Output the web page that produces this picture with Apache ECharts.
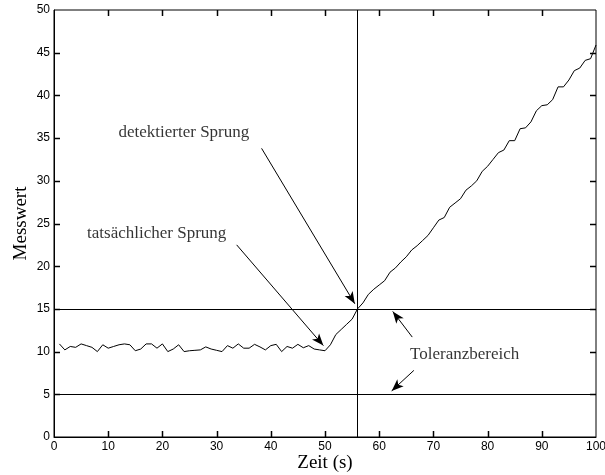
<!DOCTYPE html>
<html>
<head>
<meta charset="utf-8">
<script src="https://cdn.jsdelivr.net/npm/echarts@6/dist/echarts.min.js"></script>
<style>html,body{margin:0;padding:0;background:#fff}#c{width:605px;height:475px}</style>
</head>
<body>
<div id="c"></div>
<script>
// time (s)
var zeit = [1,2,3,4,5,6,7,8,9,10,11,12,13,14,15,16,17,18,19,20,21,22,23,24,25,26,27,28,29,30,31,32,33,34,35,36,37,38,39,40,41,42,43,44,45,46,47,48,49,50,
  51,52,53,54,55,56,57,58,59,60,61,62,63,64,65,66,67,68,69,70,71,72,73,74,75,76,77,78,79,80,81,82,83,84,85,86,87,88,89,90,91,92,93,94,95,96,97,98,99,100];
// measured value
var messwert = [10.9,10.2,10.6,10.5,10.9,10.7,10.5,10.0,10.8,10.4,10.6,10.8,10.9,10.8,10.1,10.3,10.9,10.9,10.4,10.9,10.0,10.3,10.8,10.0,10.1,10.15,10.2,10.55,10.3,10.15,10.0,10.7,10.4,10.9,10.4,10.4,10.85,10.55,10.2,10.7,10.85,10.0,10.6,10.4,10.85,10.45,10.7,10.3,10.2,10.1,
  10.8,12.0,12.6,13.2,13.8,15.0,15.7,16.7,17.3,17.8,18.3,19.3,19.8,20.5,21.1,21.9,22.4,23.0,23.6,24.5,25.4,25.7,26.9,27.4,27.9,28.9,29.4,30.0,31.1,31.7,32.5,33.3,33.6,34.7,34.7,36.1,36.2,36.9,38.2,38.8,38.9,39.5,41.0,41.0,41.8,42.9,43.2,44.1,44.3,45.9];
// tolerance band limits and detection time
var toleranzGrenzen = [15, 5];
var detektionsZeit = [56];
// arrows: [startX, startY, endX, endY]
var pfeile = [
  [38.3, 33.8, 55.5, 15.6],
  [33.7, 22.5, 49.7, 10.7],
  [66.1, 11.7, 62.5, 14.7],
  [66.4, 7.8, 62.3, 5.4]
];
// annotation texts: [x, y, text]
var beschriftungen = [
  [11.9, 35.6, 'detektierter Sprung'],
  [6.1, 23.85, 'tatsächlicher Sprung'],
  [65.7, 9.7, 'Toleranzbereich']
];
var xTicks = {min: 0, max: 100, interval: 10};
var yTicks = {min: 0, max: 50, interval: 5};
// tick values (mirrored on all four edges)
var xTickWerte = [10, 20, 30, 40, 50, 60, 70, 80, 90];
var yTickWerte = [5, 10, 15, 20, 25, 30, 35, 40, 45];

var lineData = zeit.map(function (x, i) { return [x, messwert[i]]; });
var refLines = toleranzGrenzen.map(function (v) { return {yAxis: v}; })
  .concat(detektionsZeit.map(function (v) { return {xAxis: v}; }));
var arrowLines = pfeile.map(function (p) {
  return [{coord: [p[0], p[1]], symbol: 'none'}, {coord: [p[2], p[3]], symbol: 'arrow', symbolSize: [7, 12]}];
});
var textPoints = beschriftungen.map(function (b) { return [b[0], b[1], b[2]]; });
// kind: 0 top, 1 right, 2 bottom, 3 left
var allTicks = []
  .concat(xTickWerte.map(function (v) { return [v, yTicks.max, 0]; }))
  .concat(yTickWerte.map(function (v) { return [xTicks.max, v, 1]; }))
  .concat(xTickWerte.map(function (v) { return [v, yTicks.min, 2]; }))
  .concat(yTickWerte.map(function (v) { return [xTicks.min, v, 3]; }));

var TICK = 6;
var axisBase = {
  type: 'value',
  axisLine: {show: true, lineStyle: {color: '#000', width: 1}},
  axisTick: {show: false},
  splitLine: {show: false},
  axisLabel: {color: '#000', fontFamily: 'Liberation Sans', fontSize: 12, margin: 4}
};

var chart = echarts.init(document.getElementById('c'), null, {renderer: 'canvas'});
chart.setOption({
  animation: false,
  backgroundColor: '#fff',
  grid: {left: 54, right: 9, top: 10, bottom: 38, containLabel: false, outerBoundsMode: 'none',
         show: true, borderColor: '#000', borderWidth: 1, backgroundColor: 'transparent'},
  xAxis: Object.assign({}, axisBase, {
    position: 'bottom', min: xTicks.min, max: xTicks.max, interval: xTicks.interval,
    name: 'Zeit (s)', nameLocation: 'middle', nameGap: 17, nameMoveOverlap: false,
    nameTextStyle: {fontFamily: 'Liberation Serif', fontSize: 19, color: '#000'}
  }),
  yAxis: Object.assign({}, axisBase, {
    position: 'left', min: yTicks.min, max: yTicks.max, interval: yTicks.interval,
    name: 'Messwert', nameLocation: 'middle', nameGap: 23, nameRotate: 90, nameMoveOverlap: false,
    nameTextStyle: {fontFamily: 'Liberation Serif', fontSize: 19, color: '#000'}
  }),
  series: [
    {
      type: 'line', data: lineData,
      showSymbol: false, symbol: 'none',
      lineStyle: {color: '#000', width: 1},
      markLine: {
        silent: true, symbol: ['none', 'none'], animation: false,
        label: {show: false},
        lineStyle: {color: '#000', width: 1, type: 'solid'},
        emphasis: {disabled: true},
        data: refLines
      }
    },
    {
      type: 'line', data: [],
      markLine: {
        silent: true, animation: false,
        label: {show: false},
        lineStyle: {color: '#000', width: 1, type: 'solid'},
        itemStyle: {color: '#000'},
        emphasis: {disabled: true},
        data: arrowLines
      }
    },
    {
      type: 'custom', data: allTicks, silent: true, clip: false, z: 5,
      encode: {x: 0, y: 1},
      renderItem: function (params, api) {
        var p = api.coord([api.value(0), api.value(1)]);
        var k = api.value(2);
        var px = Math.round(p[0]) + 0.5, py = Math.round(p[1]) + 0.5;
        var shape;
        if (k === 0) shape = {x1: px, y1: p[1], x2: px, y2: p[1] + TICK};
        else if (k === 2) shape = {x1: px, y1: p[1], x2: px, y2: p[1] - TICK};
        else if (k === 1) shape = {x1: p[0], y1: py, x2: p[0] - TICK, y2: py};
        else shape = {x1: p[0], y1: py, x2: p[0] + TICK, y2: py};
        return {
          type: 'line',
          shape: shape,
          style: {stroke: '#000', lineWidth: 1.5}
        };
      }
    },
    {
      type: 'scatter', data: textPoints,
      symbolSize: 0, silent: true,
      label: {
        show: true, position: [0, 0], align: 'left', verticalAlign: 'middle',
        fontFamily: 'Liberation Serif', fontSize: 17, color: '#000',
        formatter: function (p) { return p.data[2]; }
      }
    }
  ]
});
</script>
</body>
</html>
==
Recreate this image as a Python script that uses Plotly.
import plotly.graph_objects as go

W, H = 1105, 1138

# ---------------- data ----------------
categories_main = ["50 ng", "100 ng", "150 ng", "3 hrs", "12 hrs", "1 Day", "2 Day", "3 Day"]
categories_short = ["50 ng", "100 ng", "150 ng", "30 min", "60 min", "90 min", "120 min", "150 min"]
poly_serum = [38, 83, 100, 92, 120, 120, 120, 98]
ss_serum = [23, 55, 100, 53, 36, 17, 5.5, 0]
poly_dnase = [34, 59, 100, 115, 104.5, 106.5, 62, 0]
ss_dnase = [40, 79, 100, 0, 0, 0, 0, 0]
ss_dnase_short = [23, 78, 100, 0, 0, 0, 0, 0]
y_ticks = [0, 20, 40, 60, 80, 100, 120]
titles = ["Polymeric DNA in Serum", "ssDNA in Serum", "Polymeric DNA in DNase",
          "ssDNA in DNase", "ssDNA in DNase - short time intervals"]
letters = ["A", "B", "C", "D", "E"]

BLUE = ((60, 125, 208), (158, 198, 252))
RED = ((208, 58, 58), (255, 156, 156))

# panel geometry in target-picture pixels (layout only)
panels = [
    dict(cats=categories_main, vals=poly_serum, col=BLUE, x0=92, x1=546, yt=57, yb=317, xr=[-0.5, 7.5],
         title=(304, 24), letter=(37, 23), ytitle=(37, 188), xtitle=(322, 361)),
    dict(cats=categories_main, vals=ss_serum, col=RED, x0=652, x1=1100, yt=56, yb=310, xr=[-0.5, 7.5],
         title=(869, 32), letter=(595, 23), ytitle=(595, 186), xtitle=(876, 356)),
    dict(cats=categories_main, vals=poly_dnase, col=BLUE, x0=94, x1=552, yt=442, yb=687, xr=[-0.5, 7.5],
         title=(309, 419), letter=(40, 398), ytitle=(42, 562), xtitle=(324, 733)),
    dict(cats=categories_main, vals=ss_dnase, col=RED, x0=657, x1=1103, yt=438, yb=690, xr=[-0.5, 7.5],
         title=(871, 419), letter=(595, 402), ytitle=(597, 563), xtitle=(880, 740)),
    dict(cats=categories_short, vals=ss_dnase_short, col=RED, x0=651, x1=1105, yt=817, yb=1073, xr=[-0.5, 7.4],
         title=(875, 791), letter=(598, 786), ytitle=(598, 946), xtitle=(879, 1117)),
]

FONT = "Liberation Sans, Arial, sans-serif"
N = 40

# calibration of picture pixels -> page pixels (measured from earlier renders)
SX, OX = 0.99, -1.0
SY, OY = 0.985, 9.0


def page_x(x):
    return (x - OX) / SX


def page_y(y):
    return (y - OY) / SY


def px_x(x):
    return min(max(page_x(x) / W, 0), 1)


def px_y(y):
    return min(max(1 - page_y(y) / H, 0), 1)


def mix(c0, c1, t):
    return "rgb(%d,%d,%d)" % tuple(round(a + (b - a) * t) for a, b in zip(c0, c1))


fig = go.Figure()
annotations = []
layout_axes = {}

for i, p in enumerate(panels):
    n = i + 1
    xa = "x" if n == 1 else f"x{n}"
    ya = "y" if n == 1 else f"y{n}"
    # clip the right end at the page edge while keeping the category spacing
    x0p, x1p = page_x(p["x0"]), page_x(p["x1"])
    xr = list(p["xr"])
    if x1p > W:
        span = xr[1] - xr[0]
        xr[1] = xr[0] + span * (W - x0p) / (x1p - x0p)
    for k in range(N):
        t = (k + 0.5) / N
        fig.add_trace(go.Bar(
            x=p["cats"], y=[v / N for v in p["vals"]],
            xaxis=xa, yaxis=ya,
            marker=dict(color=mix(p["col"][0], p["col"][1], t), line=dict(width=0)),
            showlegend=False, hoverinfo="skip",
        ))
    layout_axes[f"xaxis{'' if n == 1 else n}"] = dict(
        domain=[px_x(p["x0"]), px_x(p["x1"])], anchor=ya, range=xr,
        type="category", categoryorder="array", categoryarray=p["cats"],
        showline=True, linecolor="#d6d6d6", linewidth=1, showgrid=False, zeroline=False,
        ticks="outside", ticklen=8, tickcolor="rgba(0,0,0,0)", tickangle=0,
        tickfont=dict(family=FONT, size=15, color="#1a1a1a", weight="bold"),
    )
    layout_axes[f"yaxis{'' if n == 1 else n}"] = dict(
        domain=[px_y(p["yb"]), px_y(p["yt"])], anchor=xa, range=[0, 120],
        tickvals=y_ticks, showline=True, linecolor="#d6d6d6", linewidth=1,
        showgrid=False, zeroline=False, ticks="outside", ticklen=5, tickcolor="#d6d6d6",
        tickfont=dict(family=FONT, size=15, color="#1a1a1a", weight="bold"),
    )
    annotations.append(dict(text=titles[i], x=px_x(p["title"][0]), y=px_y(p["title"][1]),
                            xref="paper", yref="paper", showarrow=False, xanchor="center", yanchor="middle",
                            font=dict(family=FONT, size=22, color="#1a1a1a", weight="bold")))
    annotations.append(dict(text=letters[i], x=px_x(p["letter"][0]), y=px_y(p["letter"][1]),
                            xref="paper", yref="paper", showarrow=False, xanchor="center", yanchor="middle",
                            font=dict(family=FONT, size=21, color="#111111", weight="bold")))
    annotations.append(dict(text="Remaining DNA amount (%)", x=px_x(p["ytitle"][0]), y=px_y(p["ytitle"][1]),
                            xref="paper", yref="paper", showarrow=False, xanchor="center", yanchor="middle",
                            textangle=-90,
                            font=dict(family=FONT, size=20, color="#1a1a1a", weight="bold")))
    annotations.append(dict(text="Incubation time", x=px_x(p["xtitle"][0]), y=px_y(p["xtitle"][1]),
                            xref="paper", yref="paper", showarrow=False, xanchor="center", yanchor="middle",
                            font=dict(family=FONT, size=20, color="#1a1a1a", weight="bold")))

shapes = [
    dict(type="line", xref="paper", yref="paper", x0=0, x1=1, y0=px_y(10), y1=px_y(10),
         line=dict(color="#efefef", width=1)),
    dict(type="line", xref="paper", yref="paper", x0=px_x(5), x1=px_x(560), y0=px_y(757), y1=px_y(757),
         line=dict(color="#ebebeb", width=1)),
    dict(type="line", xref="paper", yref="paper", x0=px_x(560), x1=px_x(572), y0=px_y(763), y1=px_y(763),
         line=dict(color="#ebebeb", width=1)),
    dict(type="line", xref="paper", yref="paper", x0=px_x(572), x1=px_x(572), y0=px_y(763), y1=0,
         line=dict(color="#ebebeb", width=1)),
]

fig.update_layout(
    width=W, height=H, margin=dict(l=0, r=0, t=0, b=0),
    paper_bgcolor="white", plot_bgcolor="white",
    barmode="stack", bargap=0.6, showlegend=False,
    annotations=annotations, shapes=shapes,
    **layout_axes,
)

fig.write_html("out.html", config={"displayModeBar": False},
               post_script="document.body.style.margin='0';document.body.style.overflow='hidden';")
* * *
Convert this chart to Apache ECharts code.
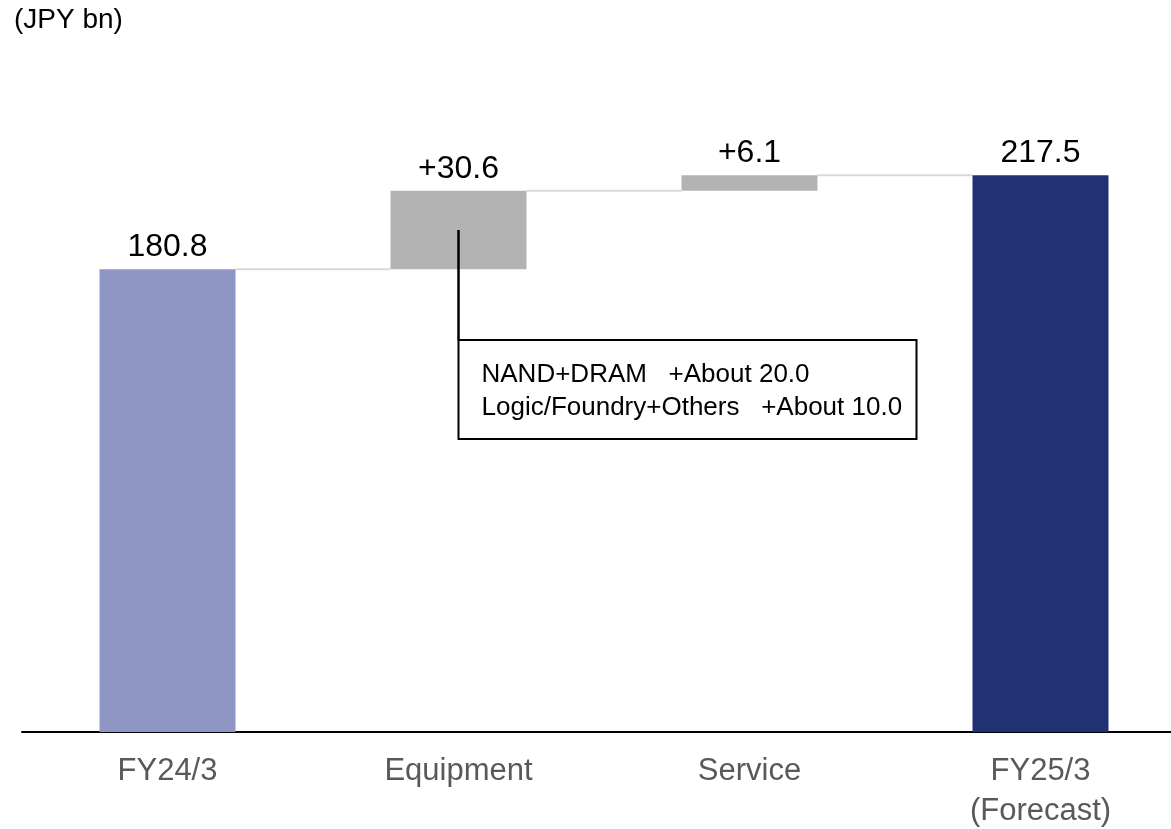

> **Set exercise**: Starting at the line that contains "Recreate this image", repeat each line exactly, and stop after the line that contains "RED = ((208, 58, 58), (255, 156, 156))".

> **Solution to this problem**:
Recreate this image as a Python script that uses Plotly.
import plotly.graph_objects as go

W, H = 1105, 1138

# ---------------- data ----------------
categories_main = ["50 ng", "100 ng", "150 ng", "3 hrs", "12 hrs", "1 Day", "2 Day", "3 Day"]
categories_short = ["50 ng", "100 ng", "150 ng", "30 min", "60 min", "90 min", "120 min", "150 min"]
poly_serum = [38, 83, 100, 92, 120, 120, 120, 98]
ss_serum = [23, 55, 100, 53, 36, 17, 5.5, 0]
poly_dnase = [34, 59, 100, 115, 104.5, 106.5, 62, 0]
ss_dnase = [40, 79, 100, 0, 0, 0, 0, 0]
ss_dnase_short = [23, 78, 100, 0, 0, 0, 0, 0]
y_ticks = [0, 20, 40, 60, 80, 100, 120]
titles = ["Polymeric DNA in Serum", "ssDNA in Serum", "Polymeric DNA in DNase",
          "ssDNA in DNase", "ssDNA in DNase - short time intervals"]
letters = ["A", "B", "C", "D", "E"]

BLUE = ((60, 125, 208), (158, 198, 252))
RED = ((208, 58, 58), (255, 156, 156))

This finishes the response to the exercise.